The first time I ever went to the PGA was in 2009. I’d just started my own golfing adventure, in the process of whistling down from 19 to 9; my dad had just become junior organiser at a local golf club and had organised a junior section trip. I was so excited the night before I could barely sleep. Where else, apart from the Open, was there the opportunity to see so many of the world’s top golfers, Rory McIlroy, Ernie Els, Martin Kaymer battling it out on English soil, only an hour or so drive from my home? Even before I got there, I was inspired. If I didn’t know that golf was how I wanted to spend the next four or five summers of my life playing nearly every day, the spectacle of a swaggering, moppy-haired McIlroy lobbing irons into the clouds roundly confirmed it. Having these home events that you can access is such a great way of inspiring youngsters. And I’m sure the PGA Championship continues to have this effect today.

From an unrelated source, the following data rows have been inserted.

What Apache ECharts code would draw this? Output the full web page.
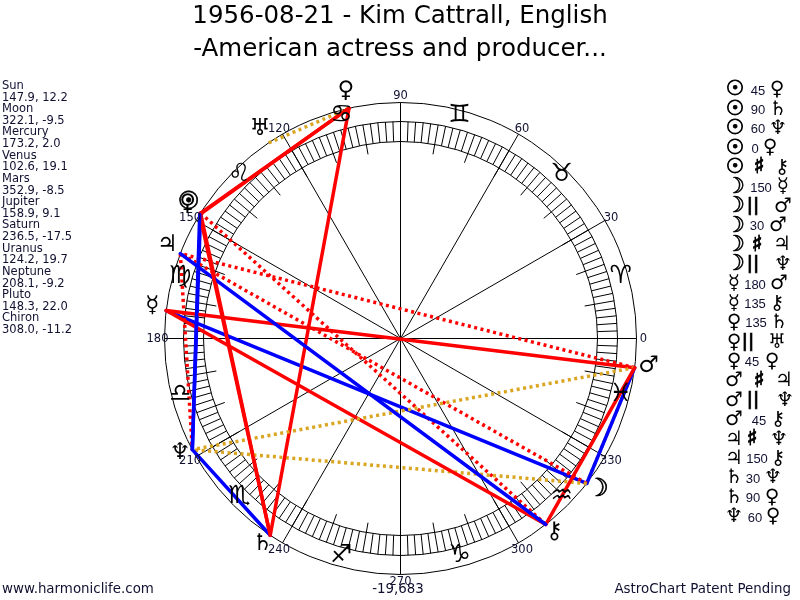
<!DOCTYPE html>
<html><head><meta charset="utf-8">
<style>html,body{margin:0;padding:0;background:#fff}#c{width:800px;height:600px}</style>
<script src="https://cdn.jsdelivr.net/npm/echarts@6/dist/echarts.min.js"></script>
</head><body><div id="c"></div>
<script>
const titleLines = ["1956-08-21 - Kim Cattrall, English", "-American actress and producer..."];
const planetNames = ["Sun","Moon","Mercury","Venus","Mars","Jupiter","Saturn","Uranus","Neptune","Pluto","Chiron"];
const planetLons = [147.9,322.1,173.2,102.6,352.9,158.9,236.5,124.2,208.1,148.3,308.0];
const planetLats = [12.2,-9.5,2.0,19.1,-8.5,9.1,-17.5,19.7,-9.2,22.0,-11.2];
const planetGlyphs = ["\u2609","\u263D","\u263F","\u2640","\u2642","\u2643","\u2644","\u2645","\u2646","\u2640","\u26B7"];
const signGlyphs = ["\u2648","\u2649","\u264A","\u264B","\u264C","\u264D","\u264E","\u264F","\u2650","\u2651","\u2652","\u2653"];
const degreeLabels = [0,30,60,90,120,150,180,210,240,270,300,330];
const aspectFrom = ["Sun","Sun","Sun","Sun","Sun","Moon","Moon","Moon","Moon","Moon","Mercury","Mercury","Venus","Venus","Venus","Mars","Mars","Mars","Jupiter","Jupiter","Saturn","Saturn","Neptune"];
const aspectKind = ["45","90","60","0","#","150","||","30","#","||","180","135","135","||","45","#","||","45","#","150","30","90","60"];
const aspectTo = ["Venus","Saturn","Neptune","Pluto","Chiron","Mercury","Mars","Mars","Jupiter","Neptune","Mars","Chiron","Saturn","Uranus","Pluto","Jupiter","Neptune","Chiron","Neptune","Chiron","Neptune","Pluto","Pluto"];
const footerLeft = "www.harmoniclife.com";
const footerMid = "-19,683";
const footerRight = "AstroChart Patent Pending";

// layout (not data)
const kindX = [758,758,758,755,759,761,753,757,757,753,755,755,756,748,752,759,753,759,752,757,753,753,755];
const toX = [777,778,778,770,782,783,783,778,782,783,779,777,779,777,772,784,785,778,779,778,773,772,773];
const R = {outer:236, ringOut:217, ringIn:197, tickIn:187, planet:250, sign:228, label:243};
const C = {red:"#ff0000", blue:"#0000ff", gold:"#daa520", ink:"#000000", text:"#101030"};
const GLYPH_FONT = '"DejaVu Sans"';
const TEXT_FONT = '"DejaVu Sans"';

const lonOf = n => planetLons[planetNames.indexOf(n)];
const glyphOf = n => planetGlyphs[planetNames.indexOf(n)];

function aspectStyle(k){
  if (k==="#") return {color:C.red,width:3.5,type:[3,3.5]};
  if (k==="||") return {color:C.gold,width:3.5,type:[3,3.5]};
  if (k==="60"||k==="30"||k==="150") return {color:C.blue,width:3.5,type:"solid"};
  return {color:C.red,width:3.5,type:"solid"};
}
const aspectSeries = aspectFrom.map((f,i)=>{
  const s = aspectStyle(aspectKind[i]);
  return {type:"line",coordinateSystem:"polar",silent:true,showSymbol:false,symbol:"none",clip:false,z:5,
    data:[[R.outer,lonOf(f)],[R.outer,lonOf(aspectTo[i])]],
    lineStyle:{color:s.color,width:s.width,type:s.type,cap:s.type==="solid"?"round":"butt",join:"round"}};
});

const ringTicks = []; for(let a=0;a<360;a+=2) ringTicks.push(a);
const tenTicks = []; for(let a=0;a<360;a+=10) tenTicks.push(a);

function segSeries(data, r0, r1, z){
  return {type:"custom",coordinateSystem:"polar",silent:true,z:z||2,clip:false,
    data:data.map(a=>[r1,a]),
    renderItem(p,api){
      const a=api.value(1);
      const p0=api.coord([r0,a]),p1=api.coord([r1,a]);
      return {type:"line",shape:{x1:p0[0],y1:p0[1],x2:p1[0],y2:p1[1]},style:{stroke:C.ink,lineWidth:1,fill:null}};
    }};
}
function circleSeries(r){
  return {type:"custom",coordinateSystem:"polar",silent:true,z:2,clip:false,data:[[r,0]],
    renderItem(p,api){
      const c=api.coord([0,0]);
      const e=api.coord([api.value(0),0]);
      return {type:"circle",shape:{cx:c[0],cy:c[1],r:e[0]-c[0]},style:{stroke:C.ink,lineWidth:1,fill:"none"}};
    }};
}
const heavy = t => (t==="\u2609"||t==="\u263D");
function textSeries(items, opts){
  return {type:"custom",coordinateSystem:"polar",silent:true,z:opts.z||6,clip:false,
    data:items.map(it=>[it.r,it.a]),
    renderItem(p,api){
      const it=items[p.dataIndex];
      const pt=api.coord([it.r,it.a]);
      const h=opts.heavy&&heavy(it.t);
      return {type:"text",x:pt[0],y:pt[1]+(opts.dy||0),style:{text:it.t,fill:opts.color,font:h?opts.heavy:opts.font,textAlign:"center",textVerticalAlign:"middle",stroke:h?opts.color:null,lineWidth:h?0.7:0}};
    }};
}

const planetItems = planetGlyphs.map((g,i)=>({r:R.planet,a:planetLons[i],t:g}));
const signItems = signGlyphs.map((g,i)=>({r:R.sign,a:15+30*i,t:g}));
const degItems = degreeLabels.map(d=>({r:R.label,a:d,t:String(d)}));

const graphic = [];
const addText=(x,y,t,font,fill,align,stroke)=>graphic.push({type:"text",x,y,silent:true,z:10,
  style:{text:t,font,fill:fill||C.text,textAlign:align||"left",textVerticalAlign:"middle",stroke:stroke?(fill||C.text):null,lineWidth:stroke||0}});

// left panel
planetNames.forEach((n,i)=>{
  addText(2,86+23.24*i,n,'11.5px '+TEXT_FONT);
  addText(2,97.6+23.24*i,planetLons[i].toFixed(1)+", "+planetLats[i].toFixed(1),'11.5px '+TEXT_FONT);
});
// right panel
aspectFrom.forEach((f,i)=>{
  const y=90+19.41*i;
  const k=aspectKind[i];
  const g=glyphOf(f);
  if(g==="\u2609") addText(735,y,g,'21px '+GLYPH_FONT,C.ink,"center",0.8);
  else if(g==="\u263D") addText(735,y,g,'22px '+GLYPH_FONT,C.ink,"center",0.6);
  else addText(734,y,g,'20px '+GLYPH_FONT,C.ink,"center");
  if(k==="#") addText(kindX[i],y,"\u266F",'bold 22px '+GLYPH_FONT,C.ink,"center",1);
  else if(k==="||") addText(kindX[i],y,"||",'bold 17px '+GLYPH_FONT,C.ink,"center",0.5);
  else addText(kindX[i],y+1,k,'13px "Liberation Sans"',C.text,"center");
  addText(toX[i],y,glyphOf(aspectTo[i]),'20px '+GLYPH_FONT,C.ink,"center");
});
// footer
addText(2,590,footerLeft,'13.4px '+TEXT_FONT);
addText(398,590,footerMid,'13.4px '+TEXT_FONT,C.text,"center");
addText(791,590,footerRight,'13.4px '+TEXT_FONT,C.text,"right");

const chart = echarts.init(document.getElementById("c"),null,{renderer:"canvas"});
chart.setOption({
  animation:false,
  backgroundColor:"#fff",
  title:{text:titleLines.join("\n"),left:"center",top:-5,textStyle:{fontFamily:"DejaVu Sans",fontWeight:"normal",fontSize:24.5,lineHeight:33,color:"#000"}},
  polar:{center:[400.5,338.5],radius:300},
  angleAxis:{type:"value",min:0,max:360,startAngle:0,clockwise:false,show:false},
  radiusAxis:{type:"value",min:0,max:300,show:false},
  graphic,
  series:[
    circleSeries(R.outer),circleSeries(R.ringOut),circleSeries(R.ringIn),
    segSeries(ringTicks,R.ringIn,R.ringOut),
    segSeries(tenTicks,R.tickIn,R.ringIn),
    segSeries(degreeLabels,0,R.outer),
    textSeries(signItems,{font:'25px '+GLYPH_FONT,color:C.ink,dy:-3}),
    textSeries(planetItems,{font:'23px '+GLYPH_FONT,heavy:'25px '+GLYPH_FONT,color:C.ink,dy:-3}),
    textSeries(degItems,{font:'11.5px '+TEXT_FONT,color:C.text,dy:1}),
    ...aspectSeries
  ]
});
</script></body></html>
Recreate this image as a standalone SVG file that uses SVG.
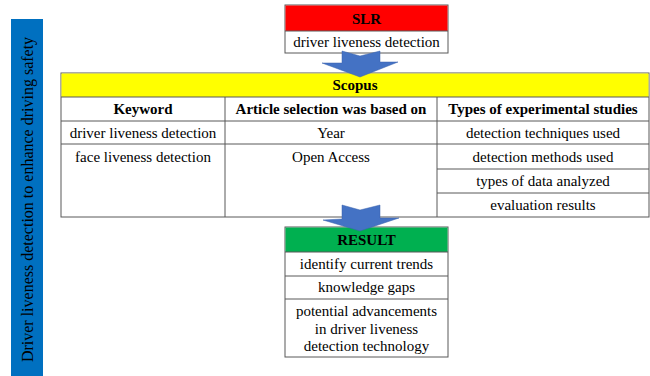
<svg xmlns="http://www.w3.org/2000/svg" width="650" height="376" viewBox="0 0 650 376" font-family="'Liberation Serif', 'DejaVu Serif', serif">
<style>
text{font-family:'Liberation Serif','DejaVu Serif',serif;font-size:15px;fill:#000;text-anchor:middle}
text.side{font-size:16px}
.b{font-weight:bold}
.box{stroke:#595959;stroke-width:1;fill:#fff}
.ln{stroke:#595959;stroke-width:1;fill:none}
.arrow{fill:#4472C4;stroke:#3a62ad;stroke-width:0.5}
</style>
<rect width="650" height="376" fill="#fff"/>
<g id="side">
<rect x="11" y="19" width="32" height="360" fill="#0070C0"/>
<text class="side" transform="translate(33,199.5) rotate(-90)">Driver liveness detection to enhance driving safety</text>
</g>
<g id="slr">
<rect class="box" x="285" y="5" width="163" height="48"/>
<rect x="285.5" y="5.5" width="162" height="25.5" fill="#FF0000"/>
<line class="ln" x1="285" y1="31" x2="448" y2="31"/>
<text class="b" x="366.5" y="23.5">SLR</text>
<text x="366.5" y="47">driver liveness detection</text>
</g>
<g id="scopus">
<rect class="box" x="61" y="73" width="588" height="144"/>
<rect x="61.5" y="73.5" width="587" height="23.5" fill="#FFFF00"/>
<line class="ln" x1="61" y1="97" x2="649" y2="97"/>
<line class="ln" x1="61" y1="121" x2="649" y2="121"/>
<line class="ln" x1="61" y1="144" x2="649" y2="144"/>
<line class="ln" x1="437" y1="169" x2="649" y2="169"/>
<line class="ln" x1="437" y1="193" x2="649" y2="193"/>
<line class="ln" x1="225" y1="97" x2="225" y2="217"/>
<line class="ln" x1="437" y1="97" x2="437" y2="217"/>
<text class="b" x="355" y="90">Scopus</text>
<text class="b" x="143" y="114">Keyword</text>
<text class="b" x="331" y="114">Article selection was based on</text>
<text class="b" x="543" y="114">Types of experimental studies</text>
<text x="143" y="138">driver liveness detection</text>
<text x="331" y="138">Year</text>
<text x="543" y="138">detection techniques used</text>
<text x="143" y="161.5">face liveness detection</text>
<text x="331" y="161.5">Open Access</text>
<text x="543" y="161.5">detection methods used</text>
<text x="543" y="185.5">types of data analyzed</text>
<text x="543" y="209.5">evaluation results</text>
</g>
<g id="result">
<rect class="box" x="285" y="227" width="163" height="130"/>
<rect x="285.5" y="227.5" width="162" height="24.5" fill="#00B050"/>
<line class="ln" x1="285" y1="252" x2="448" y2="252"/>
<line class="ln" x1="285" y1="276" x2="448" y2="276"/>
<line class="ln" x1="285" y1="299" x2="448" y2="299"/>
<text class="b" x="366.5" y="244.5">RESULT</text>
<text x="366.5" y="268.5">identify current trends</text>
<text x="366.5" y="292">knowledge gaps</text>
<text x="366.5" y="316">potential advancements</text>
<text x="366.5" y="333.5">in driver liveness</text>
<text x="366.5" y="351">detection technology</text>
</g>
<g id="connectors">
<polygon class="arrow" points="342,51 360,56 380,51 380,62 398,62 360,77 322,63 342,63"/>
<polygon class="arrow" points="342,205 360,210 380,205 380,218 399,218 360,231 323,220 342,219"/>
</g>
</svg>
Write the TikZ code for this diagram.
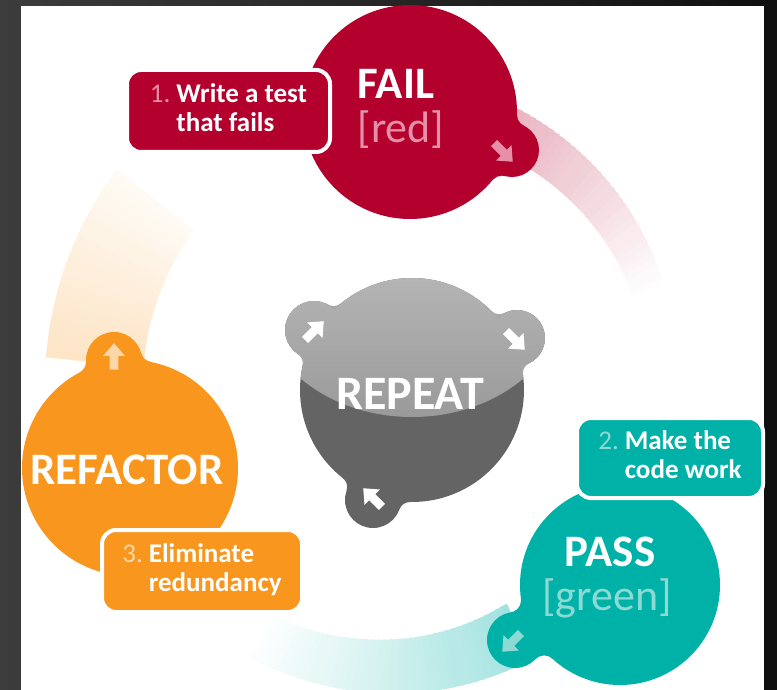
\documentclass[tikz,border=0pt]{standalone}
\usepackage{fontspec}
\setmainfont{Carlito}
\usetikzlibrary{arrows.meta,intersections}
\definecolor{tddred}{HTML}{B3002D}
\definecolor{redlite}{HTML}{E590A8}
\definecolor{tddteal}{HTML}{00B1A8}
\definecolor{teallite}{HTML}{8CDAD3}
\definecolor{tddorange}{HTML}{F8961D}
\definecolor{orangelite}{HTML}{FDD7AA}
\definecolor{graytop}{HTML}{C6C6C6}
\definecolor{graymid}{HTML}{9A9A9A}
\definecolor{grayneck}{HTML}{A8A8A8}
\definecolor{graydark}{HTML}{646464}
\definecolor{bgL}{HTML}{3C3C3C}
\definecolor{bgR}{HTML}{0F0F0F}
\newcommand\blkarrow[3]{\fill[#3, shift={(#1)}, rotate=#2, scale=1.15] (-11,-3.8) -- (1,-3.8) -- (1,-9.5) -- (12,0) -- (1,9.5) -- (1,3.8) -- (-11,3.8) -- cycle;}
% concave fillets between a main circle and a bump circle
\newcommand\fillet[6]{%
  \path[name path=fa] (#1) circle[radius=#2+#5];
  \path[name path=fb] (#3) circle[radius=#4+#5];
  \path[name intersections={of=fa and fb, name=FF}];
  \begin{scope}[even odd rule]
    \clip (0,0) rectangle (777,690) (FF-1) circle[radius=#5];
    \clip (0,0) rectangle (777,690) (FF-2) circle[radius=#5];
    \clip (0,0) rectangle (777,690) (#1) circle[radius=#2-0.6];
    \clip (0,0) rectangle (777,690) (#3) circle[radius=#4-0.6];
    \fill[#6] (#1) -- (FF-1) -- (#3) -- (FF-2) -- cycle;
  \end{scope}}
\tikzset{
  labelbox/.style={draw=white, line width=4, rounded corners=14, inner sep=0pt, text=white,
    font=\bfseries\fontsize{27}{29}\selectfont},
  bigword/.style={text=white, font=\bfseries\fontsize{45}{45}\selectfont, inner sep=0pt},
  subword/.style={font=\fontsize{44}{44}\selectfont, inner sep=0pt}
}
\begin{document}
\begin{tikzpicture}[x=1pt,y=-1pt]
\useasboundingbox (0,0) rectangle (777,690);
\shade[left color=bgL, right color=bgR] (0,0) rectangle (777,690);
\fill[white] (21,6) rectangle (764,690);
\coordinate (O) at (405,395);
\begin{scope}
\clip (21,6) rectangle (764,690);
% faded ring arcs
\foreach \aS/\aE/\riS/\riE/\roS/\roE/\col/\pS/\pE in {
  -76/-22/262/248/312/280/tddred/34/0,
  64/122/232/258/293/305/tddteal/38/0,
  186/218/263/268/361/366/tddorange/26/5}{
  \foreach \i in {0,...,39}{
    \pgfmathsetmacro\ta{\aS+(\aE-\aS)*\i/40}
    \pgfmathsetmacro\tb{min(\aS+(\aE-\aS)*(\i+1.4)/40,\aE)}
    \pgfmathsetmacro\ri{\riS+(\riE-\riS)*(\i+0.5)/40}
    \pgfmathsetmacro\ro{\roS+(\roE-\roS)*(\i+0.5)/40}
    \pgfmathtruncatemacro\pp{\pS+(\pE-\pS)*(\i+0.5)/40}
    \fill[\col!\pp!white] ([shift={(\ta:\ri)}]O) arc[start angle=\ta, end angle=\tb, radius=\ri]
      -- ([shift={(\tb:\ro)}]O) arc[start angle=\tb, end angle=\ta, radius=\ro] -- cycle;
  }
}
% FAIL bubble
\fill[tddred] (410,112) circle[radius=107] (512,150) circle[radius=27];
\fillet{410,112}{107}{512,150}{27}{12}{tddred}
\blkarrow{503,152}{-45}{redlite}
% REFACTOR bubble
\fill[tddorange] (130,468) circle[radius=108] (114,360) circle[radius=28];
\fillet{130,468}{108}{114,360}{28}{12}{tddorange}
\blkarrow{114,357}{90}{orangelite}
% PASS bubble
\fill[tddteal] (620,585) circle[radius=100] (515,640) circle[radius=28];
\fillet{620,585}{100}{515,640}{28}{12}{tddteal}
\blkarrow{512,642}{225}{teallite}
% REPEAT blob
\begin{scope}
\clip (412,390) circle[radius=112] (314,330) circle[radius=29] (517,338) circle[radius=28] (373,500) circle[radius=28];
\fill[graydark] (270,270) rectangle (560,540);
\shade[top color=graytop, bottom color=graymid] (412,300) ellipse[x radius=150, y radius=117];
\end{scope}
\fillet{412,390}{112}{314,330}{29}{11}{grayneck}
\fillet{412,390}{112}{517,338}{28}{11}{grayneck}
\fillet{412,390}{112}{373,500}{28}{11}{graydark}
\blkarrow{314,331}{45}{white}
\blkarrow{515,340}{-45}{white}
\blkarrow{373,498}{135}{white}
\end{scope}
% label boxes
\node[labelbox, fill=tddred, minimum width=203, minimum height=82] (failbox) at (228.5,111)
  {\begin{tabular}{@{}l@{\hspace{0.22em}}l@{}}{\mdseries\color{redlite}1.} & Write a test\\ & that fails\end{tabular}};
\node[labelbox, fill=tddteal, minimum width=186, minimum height=80] (passbox) at (670,458)
  {\begin{tabular}{@{}l@{\hspace{0.22em}}l@{}}{\mdseries\color{teallite}2.} & Make the\\ & code work\end{tabular}};
\node[labelbox, fill=tddorange, minimum width=200, minimum height=82] (refbox) at (202,571)
  {\begin{tabular}{@{}l@{\hspace{0.22em}}l@{}}{\mdseries\color{orangelite}3.} & Eliminate\\ & redundancy\end{tabular}};
% big words
\node[bigword] (fail) at (396,84) {FAIL};
\node[subword, text=redlite] (redw) at (401,130) {[red]};
\node[bigword, font=\bfseries\fontsize{48}{48}\selectfont] (repeat) at (410,394) {REPEAT};
\node[bigword] (refactor) at (127,470) {REFACTOR};
\node[bigword] (pass) at (610,552) {PASS};
\node[subword, text=teallite] (greenw) at (607,598) {[green]};
\end{tikzpicture}
\end{document}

But it’s also, of course, just a damn good show. Once we’d negotiated a parking official and, after much searching, located a place to park, we entered the Wentworth grounds. The first thing that hits you – or hit a 13 year old me at any rate – was the atmosphere. It may not be a major, but as the European Tour’s flagship event, the BMW PGA is high tariff, and boy does this show. There was just such a buzz, electricity in the air. The crowds were huge, and the sense of occasion was only amplified when I caught sight of Wentworth’s magnificent, castle clubhouse – it felt like I’d stepped back in time to the Renaissance. There was also the breathtakingly new, in the form of the tented village, where the latest in golf tech and other cool gadgets stood waiting to be tested by my hands. Of course, I now realise that much of this stuff is just standard for a fairly big golf tournament, but back then it felt Star Trek-ish and extremely novel, a real tour de force of futuristic stuff.  

But the real thrill of going to Wentworth, of course, was the golf. Our great game sometimes gets accused of being a bad spectator sport. We hear so much about treacle slow rounds, fusty traditions, spectators being cowed by military officials into a deathly and terrified silence. A non-golfing friend of mine recently joked that the last golf event he saw resembled a funeral. Whatever competition he attended, it certainly wasn’t Wentworth. Yes, there were plenty of ‘silence please’ signs being brandished, but my overwhelming memory of my first ever PGA Championship is of sound. Colin Montgomerie, often billed as a bit of a downer, visibly brightened when vocally cheered on by a lone Monty fan in the crowds. And the shots the professionals were untethering! Cresting single figures at 13, I’d naively assumed that I was becoming fairly competent. No. Such. Thing. There’s nothing to ram home just how much of a speck on the lowermost rungs of the golfing totem you are than seeing Alvaro Quiros launch a 3 iron 300 yards into the sky. Humbling? You bet. But what a thing to see in the flesh.

The 2009 Championship was closely fought, filled with drama and great shotmaking in spades. For all its difficulty – and it’s been made tougher since its rejig in 2014 – Wentworth is a course that yields birdies and rewards the player whose ball-striking is on form. Such was the case with local boy Ross Fisher in the final round. Beginning the day five back of Casey, Fisher caught fire and romped home with a brilliant 64. Casey stayed firm to make his own excellent innings of 68. But he only came good by a shot and the drama on the final few holes was incredible. I remember quite literally biting my nails as I watched Casey tee off on 18, certain, by some weird premonition that he was going to palm it O.B. Fortunately, he held on – I think he even finished with a birdie – to capture the Championship, rising for the first time in his career, into the world’s top three golfers. It was a privilege to witness.    

I’ve returned to Wentworth many times since 2009, and am looking forward to sweeping past the castle again this year. No matter how great the tournament, however, no matter how tense the drama, how succulent the obligatory apple sauce and cider-laced hog roast, it will never quite match my first time. Like your first kiss and first love, you never quite forget your first live golf tournament, still less if you’re privileged enough for it to be the BMW PGA.